Mes convictions, aussi solides et étayées qu’elles soient me donnent pas « le pouvoir d’en parler à un autre humain de façon absolue ». Je constate dans ce que nous pouvons savoir des prophètes historiques qu’ils sont soigneusement évité cette posture tout en restant ferme sur leurs témoignages. Contrairement aux religions instituées beaucoup plus tard, ils n’avaient pas « d’adeptes », mais des groupes d’humains qui les suivaient et les écoutaient librement, avec plus ou moins de constance.

2 Dieu unique, contrastes et complémentarités

AB : Un professeur de philosophie a commenté ton texte. « Les révélations du Dieu unique et tout-puissant, souvent récupérées par les tenants du pouvoir à des fins opportunistes, ont été régulièrement accompagnées d’un autre regard, une sorte de contre-pouvoir des prophètes rappelant à leurs adeptes que leur Dieu ne pouvait être “mis en boîte”. Ces prophètes ne servaient pas à légitimer le pouvoir politique, bien au contraire, très souvent ils le critiquaient et même s’y opposaient ».

AP 09 Ce passage, tu le trouveras au début du paragraphe « Mysticisme et théologie négative » à la page 157.

AB : Je suis d’accord avec cette constatation historique factuelle de l’opposition entre prophètes et pouvoirs. Mais en inversant l’ordre : d’abord le Créateur choisit et envoie des messagers/prophètes à certains peuples. Ensuite ces hommes essaient d’éclairer et de guider ceux qui décident de les suivre.

AP 10 : Je ne suis pas d’accord. Les communautés humaines se sont constituées par des humains qui ont été capables de s’imposer aux autres et de les rassembler.

C’est plus tard, lorsque le pouvoir a commencé à être contesté que les références à « l’au-delà » ont pris naissance.

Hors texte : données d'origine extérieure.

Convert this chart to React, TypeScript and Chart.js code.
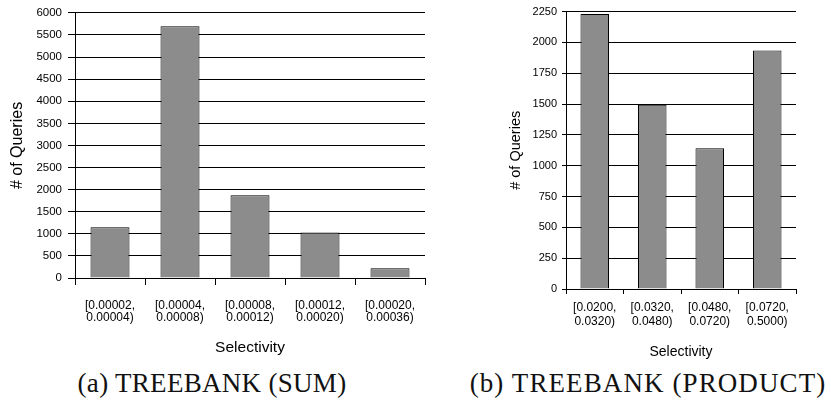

Il fallait faire taire le peuple en le menaçant d’un au-delà que le pouvoir mettait en place au fur et à mesure de ses réussites ou de ses échecs.

Je suis convaincu que personne n’a le droit ni la qualité de se dire « investi par Dieu ». Sinon, je devrais donc me dire prophète aussi. Ce que je conteste bien évidemment. C’est la communauté des hommes qui décide de « se donner des prophètes » parce que, de cette façon, les humains assoient le pouvoir de leur communauté face au pouvoir des autres communautés, se permettant d’entreprendre leurs guerres identitaires au nom de leurs dieux, et pour asseoir leurs propres pouvoirs.

AB : Tu poses ici le sujet du sens à donner au mot prophète, très galvaudé dans nos sociétés déspiritualisés  qui raillent ou écoutent des « prophètes de malheur ». Aux temps adamiques, la relation avec le Créateur était directe, tous étaient prophètes. Quand les humains ont commencé à se multiplier et à se disperser, des ambitieux récupérateurs ont organisé des pouvoirs que le Créateur ne cautionne pas. J’ajoute une réserve : Dieu n’est pas tout puissant au sens où l’entendent les hommes pour se dédouaner de leurs responsabilités face à un destin inexorable. Car Il a décidé de créer l’homme libre et Il respecte cet engagement fondateur.

Je peux prendre les principales traditions religieuses et affirmer (ce qui peut être contesté), qu’à leur source on trouve un témoin de Dieu. Si je me limite au christianisme, constatons que d’abord, au sein de la religion juive, un homme, Jésus de Nazareth fils de Marie, a commencé à enseigner oralement l’Evangile en affirmant qu’il provenait de « Celui qui l’a envoyé ». Ses disciples après sa crucifixion se sont organisés en petits groupes pour transmettre son enseignement et témoigner de sa Résurrection.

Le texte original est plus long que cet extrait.